In Danger on Rikers Island

Thursday, March 27, 2014

New York Times reporter Michael Schwirtz sheds light on the problems at the City jail complex on Rikers Island, including prisoner abuse and the problems corrections officers face in dealing with a smaller population, but one with a higher component of the mentally ill.


Michael Schwirtz

Comments [9]

Dibee from The Bowels of New Jersey

TO Elaine Levin: your response would be meaningful if it was on topic. This piece is not about behavior modification for mentally disabled people. It is about the horrific abuse such people face in prison and in jail (and psychiatric wards and mental hospitals--a different but related issue), specifically Riker's Island, but generally all American prisons and jails, flat statement no reservation, no empirical study necessary, truth is truth, whether John from Office likes it or not, and whether you or anyone else personally wants to believe it or not.

Sep. 11 2014 09:21 PM
Elaine Levin from NYC, NY

I worked in the NYC public school system for 21 years. District 75 is a city-wide district that serves special needs students of all ages, often until age 21. The population I worked with was considered developmentally disabled, that is, IQ of 70 and below. Many students were multiply handicapped and along with developmental disability showed emotional disability, autism etc. We, the staff, were always counseled to be respectful and look for the student's strengths, and to always remember that retarded does not mean stupid. This was demonstrated often by students with limited academic skills who were highly social and astute, who had common sense and were eager to learn what they could. Some of the students are extremely volatile and would lash out physically. My point is that individuals with special needs who need support often have very clear notions of right and wrong and should not be exempted from consequences because they are "special". If one is given the idea that he or she is regular and is entitled to complete freedom, then that person needs to be held responsible for his actions. Most of my students knew very well that they were getting preferential treatment, but when clear consequences were outlined and reinforced, often they learned to modify anti-social behavior.

Mar. 27 2014 11:29 AM
David Willinger from Manhattan

If I were the Commissioner of Correctional Facilities - and we have a new one! -- I would have myself "arrested" and go through everything that a newly arrested person goes through. I would experience the single cup of water passed around to various inmates, I'd find out what happened if I requested a shower and soap, I'd find out first hand what it is like to be put in a pen with mentally ill criminals, etc.

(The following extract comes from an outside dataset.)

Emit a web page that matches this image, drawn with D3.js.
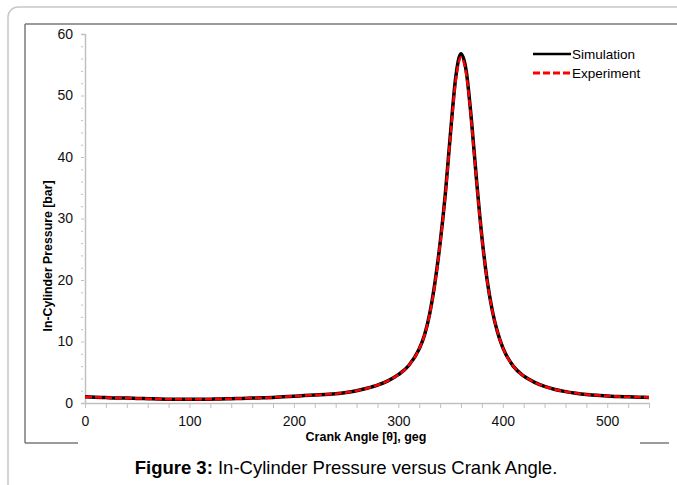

I would also have myself sent up with a dossier of a mentally ill criminal and behave accordingly. I would find out what it means to be put in the facilities and receive the treatment our society has fashioned for these people.

At the end of my masquerade incarceration, I'm sure I would have many good ideas for different policies for every phase of incarceration in NYC, including the inhuman, degrading treatment of VISITORS to incarcerated individuals (which I have experienced first hand).

The whole thing should be gone over with a fine-tooth comb and revised!!!!

It's a human-designed medieval cesspool. Does the DeBlasio Administration want their name to be on this outrage?

Mar. 27 2014 11:19 AM
Sheldon from Brooklyn

When you have an institution that caters to poor people, many minority, is anyone shocked about the conditions?

Mar. 27 2014 11:18 AM
DuchessofNYC from NYC

Side issue, but why is there a "practice" of giving inmates soap balls? Whether watered down or not, this is toxic material that could harm someone or be used to harm others...

So why are the inmates responsible for fixing the plumbing?

The story just begs more questions. Are people sitting around with raw sewage in their cells?

Mar. 27 2014 11:09 AM
AS from Brooklyn

A lawyer friend has told me that in Rikers they treat trans-gender people that come in as if they are mental health patients, they have no special holding area for that group if one was needed they are sent to the area with the mentally ill patients.

Mar. 27 2014 11:08 AM
Amy from Manhattan

We heard that the use of solitary confinement went up during Mayor Bloomberg's administration, but who actually made the decisions that led to this?

Mar. 27 2014 11:08 AM
Barb from Manhattan

Our society's failure to care for our mentally ill is one of the greatest obscenities promulgated by the GOP's slavish adherence to the "free market" and "debt reduction."

If we were willing to spend the money (money we have in ample amounts, were we to tax those who can best afford it), we would have:

(1) available to all, universal health care including mental health care, starting in the earliest grades in school;

(2) humane facilities for long-term in-patient care for mentally ill people who need that type of care;

(3) community group homes for those mentally ill people who can succeed in that type of environment;

(4) humane mental health facilities within our prisons; and

(5) nutritionally high-quality food (whole foods rather than highly-processed junk food with no or little nutritional value) available and affordable (i.e., subsidized) for all Americans in need throughout their lives but especially in the first 20 years of life.

Mar. 27 2014 11:08 AM
john from office

Here we go, Brian loves to open the phone lines to people who make accusations that may or may not be true. just say what you want, without Brian questioning the caller.

I have been to Rikers, it is well run. There are problems, but any jail would have issues.